I was suggesting this only.

Hi.
Cicode REAL variables works until 15 decimal digits without loss. If there are more digits, its starts rounding, which means the least significant digits are lost. For an energy counter, these are often the most important once.
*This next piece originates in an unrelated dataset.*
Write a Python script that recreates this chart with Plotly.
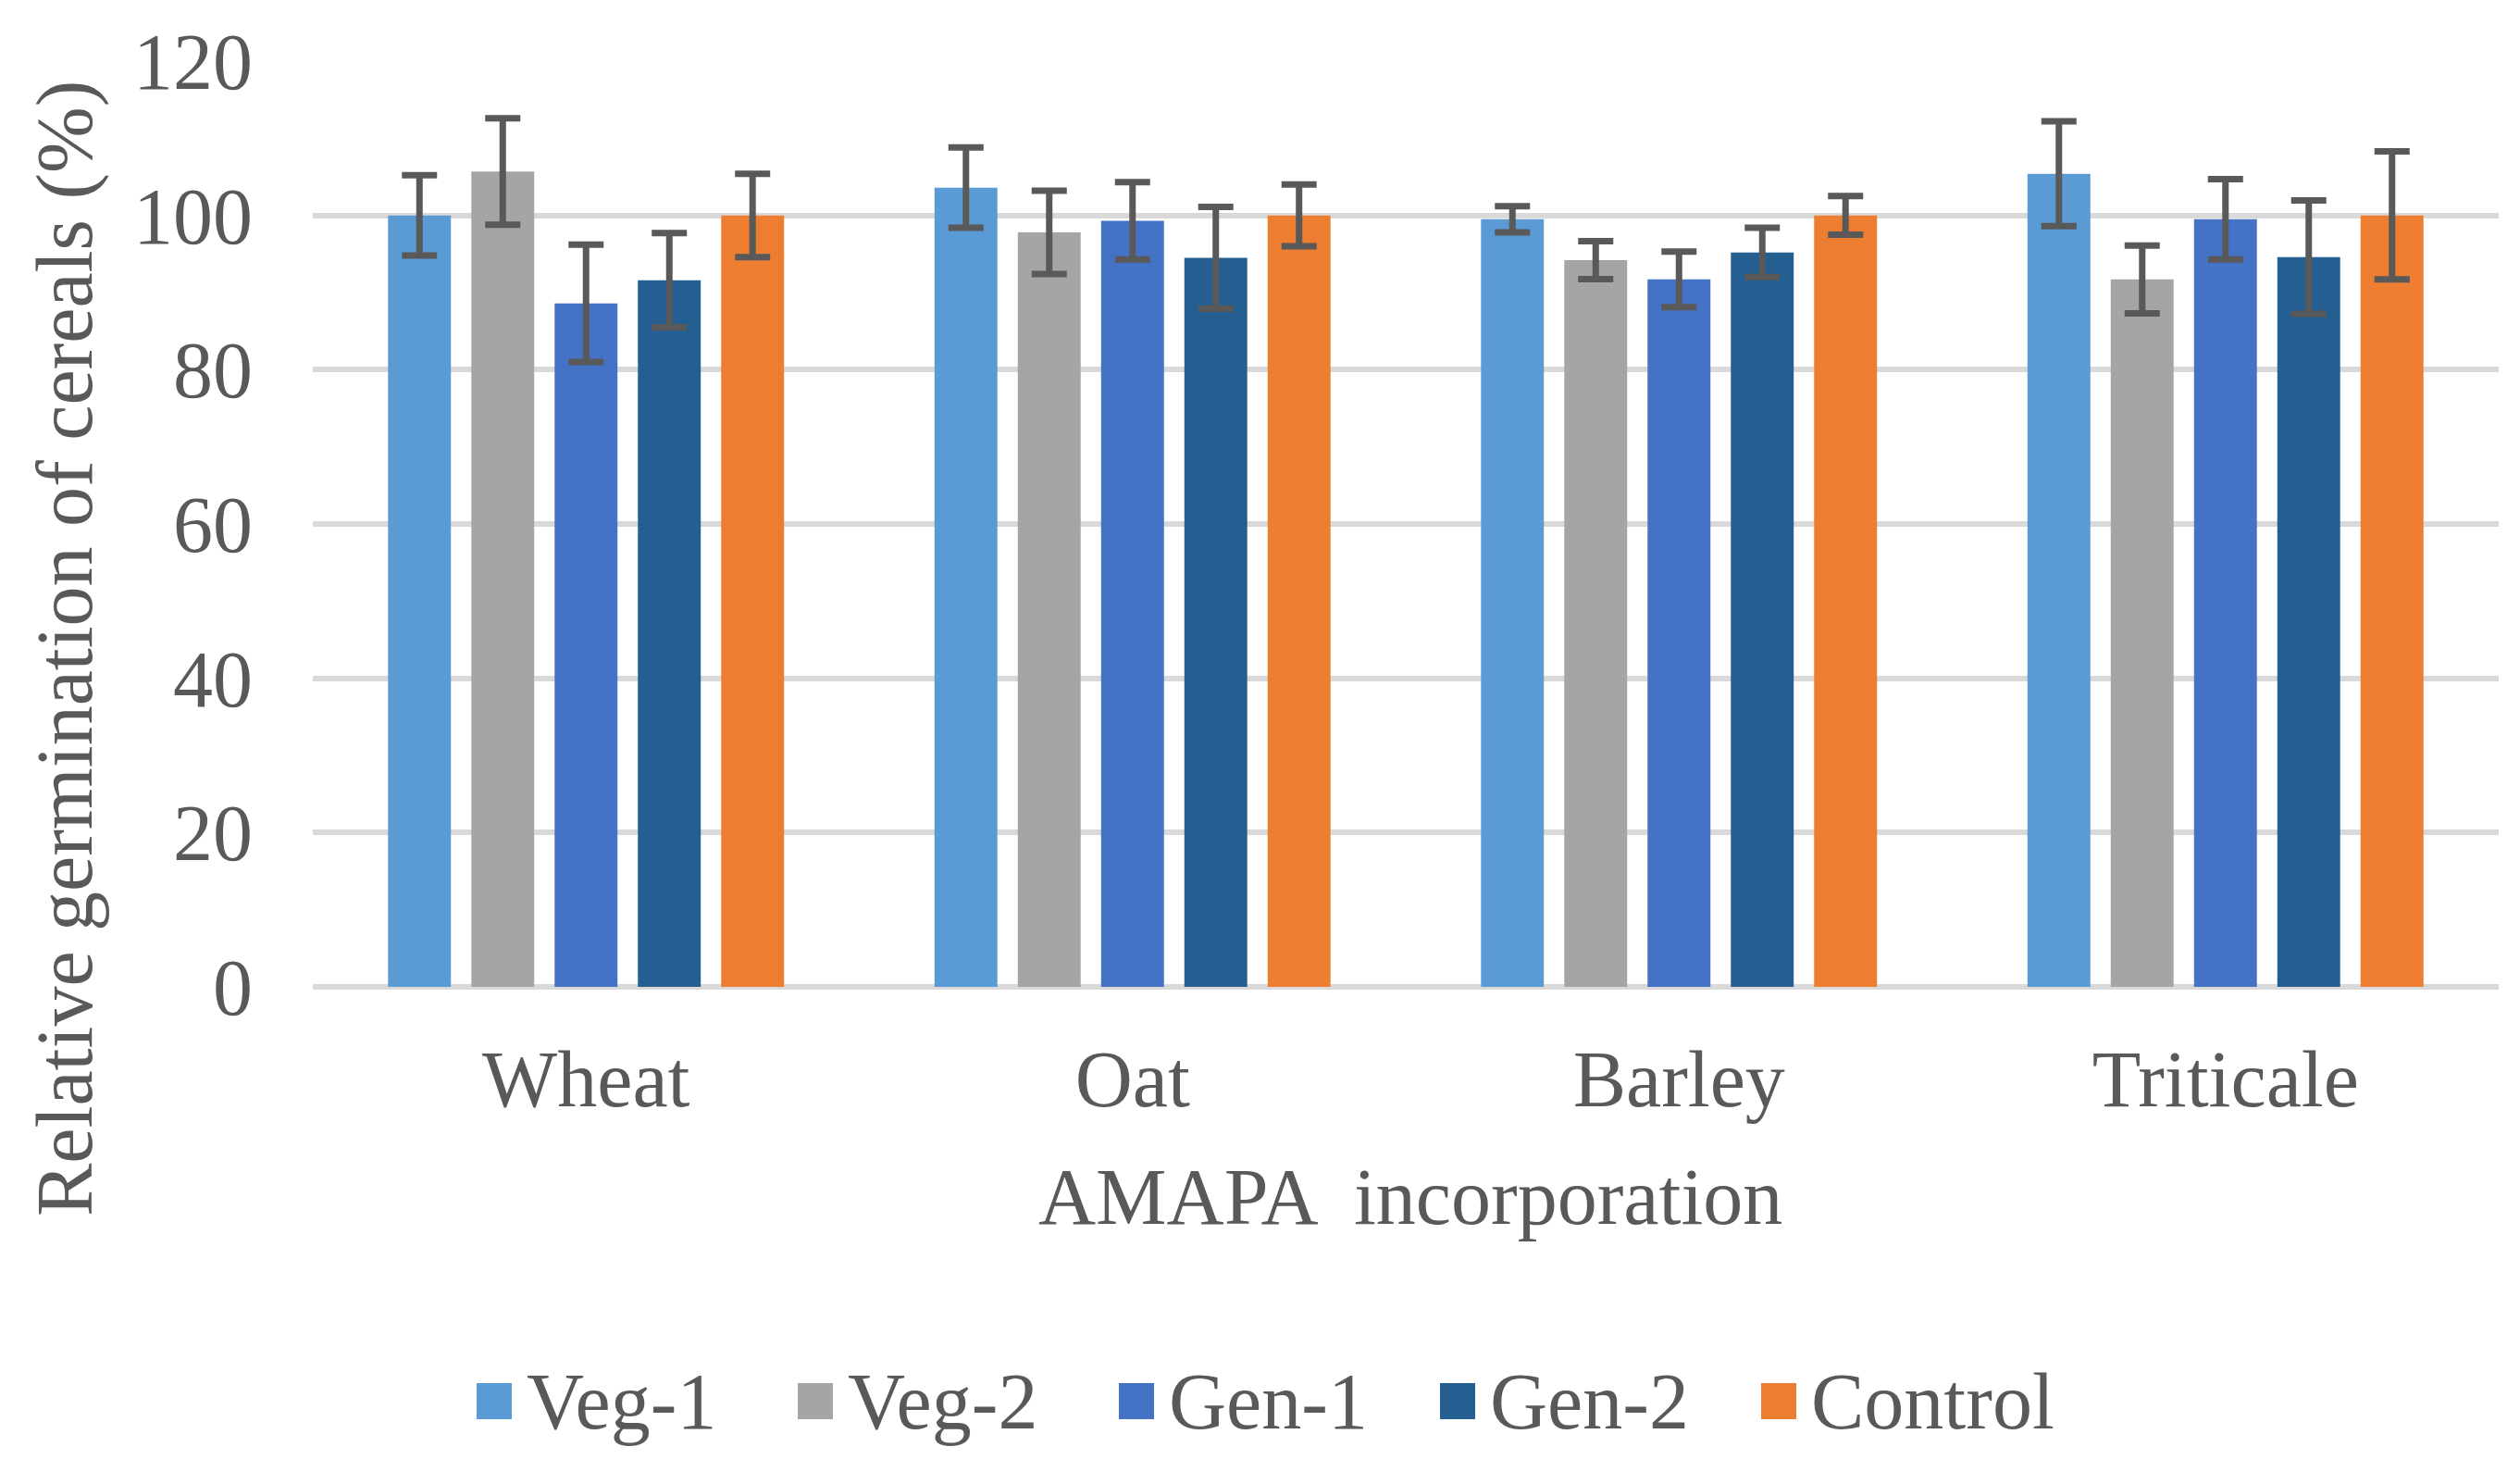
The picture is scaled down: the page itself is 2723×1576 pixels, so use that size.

In this specific case it is no problem, because according to the Pac3200 datasheet the energy counter has his overflow at 1.0e+12.
But e.g. the very common energymeters from Carlo Gavazzy store the counters in UINT64: 0 - (2^64)-1. This mean 20 significant decimal digits.

It works like magic !
Many thanks to you sir.

I'm glad to hear it worked.

Bradley Bradley, is there a plan to implement 64 bit to the Modus driver?